Sean Michael Carroll (born October 5, 1966) is a theoretical physicist specializing in quantum mechanics, gravity, and cosmology. He is a research professor in the Walter Burke Institute for Theoretical Physics in the California Institute of Technology Department of Physics.[1] He has been a contributor to the physics blog Cosmic Variance, and has published in scientific journals such as Nature as well as other publications, including The New York Times, Sky & Telescope, and New Scientist.


He has appeared on the History Channel's The Universe, Science Channel's Through the Wormhole with Morgan Freeman, Closer to Truth (broadcast on PBS),[2] and Comedy Central's The Colbert Report.

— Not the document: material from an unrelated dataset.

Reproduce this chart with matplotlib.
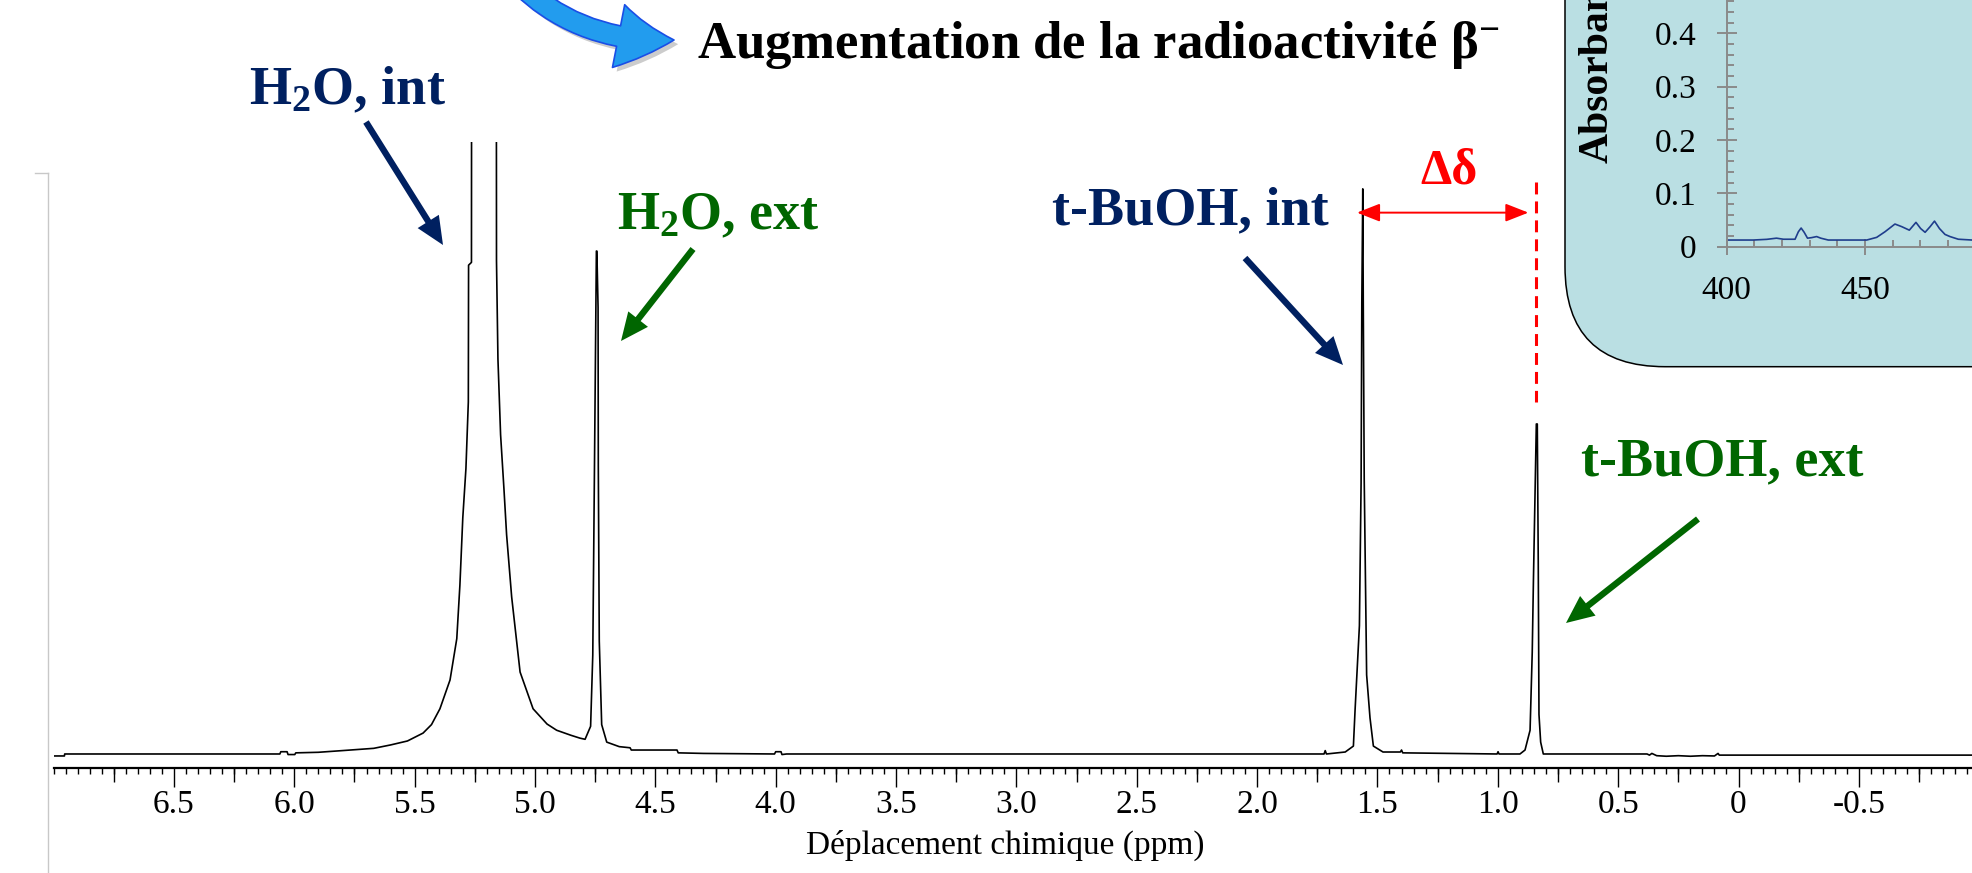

Carroll is the author of Spacetime And Geometry, a graduate-level textbook in general relativity, and has also recorded lectures for The Great Courses on cosmology, the physics of time, and the Higgs boson.[3] He is also the author of four popular books: From Eternity to Here about the arrow of time, The Particle at the End of the Universe about the Higgs boson, The Big Picture: On the Origins of Life, Meaning, and the Universe Itself, and Something Deeply Hidden about the foundations of quantum mechanics. He began a podcast in 2018 called Mindscape, in which he interviews other experts and intellectuals on a variety of science-related topics.[4]

Prof. Carroll is the author of a recent book: Something Deeply Hidden: Quantum Worlds and the Emergence of Spacetime (2019). This book discusses the "mysteries" of quantum mechanics and is the source for the presentation material in this lecture.